计算机工程与应用 ›› 2016, Vol. 52 ›› Issue (2): 81-85.

• 大数据与云计算 • 上一篇    下一篇

基于编辑图的XML文档相似性研究

徐沛娟,齐福慧,李  卓,王利民   

  1. 吉林大学 计算机科学与技术学院,长春 130012
  • 出版日期:2016-01-15 发布日期:2016-01-28

Research of XML document similarity based on edit graph

XU Peijuan, QI Fuhui, LI Zhuo, WANG Limin   

  1. College of Computer Science and Technology, Jilin University, Changchun 130012, China
  • Online:2016-01-15 Published:2016-01-28

摘要: 目前关于XML文档相似性算法有很多种,其中基于编辑距离的方法是很重要的一类。目前已发表的基于编辑距离的算法中,编辑图算法由于其计算高效率的特点成为研究的出发点。首先介绍了编辑图算法的思想,由于它在计算过程中对同层兄弟节点的顺序有很强的依赖性,因此不能准确有效地比较数据无序的数据中心的XML文档相似性。针对该问题,在编辑图算法思想的基础上,结合路径算法的思想提出拆分编辑图算法。实验结果表明,拆分编辑图算法降低了编辑图算法中对兄弟节点次序的依赖性,更适合于数据中心的XML文档相似性比较,而且所得结果更加准确有效。
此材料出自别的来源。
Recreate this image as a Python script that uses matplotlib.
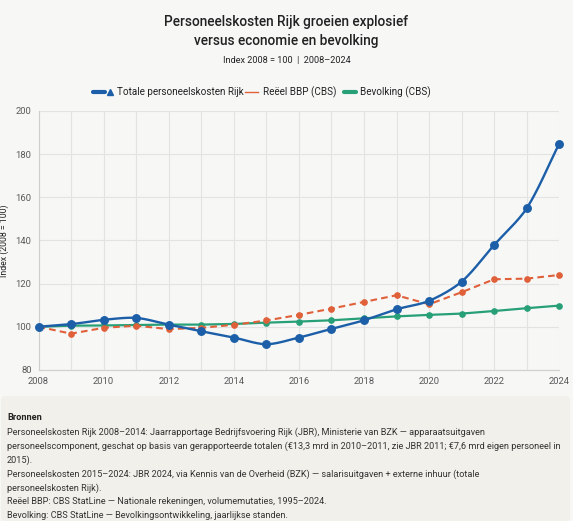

关键词: 可扩展标记语言(XML), 可扩展标记语言(XML)相似性, 编辑图, 编辑脚本, 拆分, 子路径集

Abstract: There are many algorithms for comparing XML similarity so far, and ED-based method is one of the most important classes. Because of the high efficiency feature, the edit graph algorithm becomes the basis of many ED algorithms. Firstly, the article introduces the idea of edit graph, because it has a strong dependence on the order of sibling nodes which is in the same layer in the sorting process, so the edit graph algorithm is not accurate and effective to compare the data-center XML document similarity. To resolve the problem, splitting edit graph algorithm based on edit graph and path algorithm is presented. Experimental results show that the algorithm reduces the dependence on the sibling order of the same layer of the edit graph algorithm, and it is more suitable for the data-center XML document similarity comparision, and the result of split edit graph algorithm is more accurate and effective.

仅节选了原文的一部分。